Lauryn Hill penned a lengthy response on Facebook Thursday, addressing her daughter Selah Marley's graphic retelling of the "discipline" she received at the hands of her mother.

"Selah has every right to express herself, I encourage it, but she also got the discipline that black children get because we are held to a different standard," Hill wrote. "The discipline was seen through the lens of a young child who also had no place to reconcile me as mom, and me as a larger than life public figure. It took me a while to realize that my children, and probably everyone who knew me saw me in this duality. To me, I am just me. If I am guilty of anything it is disciplining in anger, not in disciplining." 

Hill believes her feelings towards how the public treated her impacted her life as a mother. "My life has been about protecting my children from all kinds of danger, and that's only possible when you protect yourself from the danger as well," she wrote.

"We're both learning and healing, and each of my children has a similar story and journey. All of you in a rush to crucify someone, careful who you string up or nail up. You might have an extremely limited view of the actual reality," Hill said in response to the backlash she has received in wake of Selah's remarks. "We all hate abuse and exploitation, sometimes in an effort to fight against it we can easily become the abuser, the exploiter, and THIS is what we have to watch for. No one is exempt from needing to watch themselves in this way." 

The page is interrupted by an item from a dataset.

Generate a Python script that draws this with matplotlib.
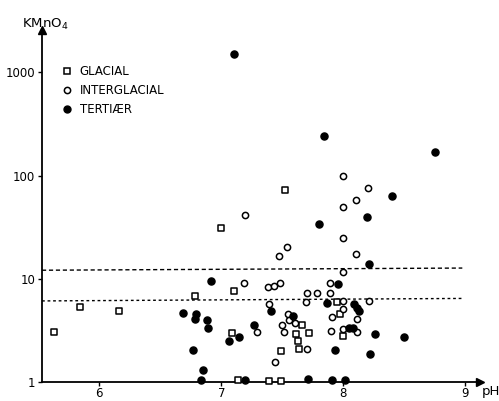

Selah described Hill as being "very angry" during her childhood, recalling instances where her mother would tell her to get a belt before re-enacting the moment when Hill would "hold our hands" together in the air "as she beat us." She said getting the belt was on "some slave shit," adding, "all Black parents were on that slave owner shit." 

The aftermath from Selah's comments led to her publicly defending Hill, as well as her father, who she said in the same Instagram Live was largely absent from her life. She states that the open dialogue about her childhood trauma didn't mean people should "go bashing my parents — especially my father. I never said that I did not love them. I said their shortcomings created trauma that I now need to consciously and actively heal from."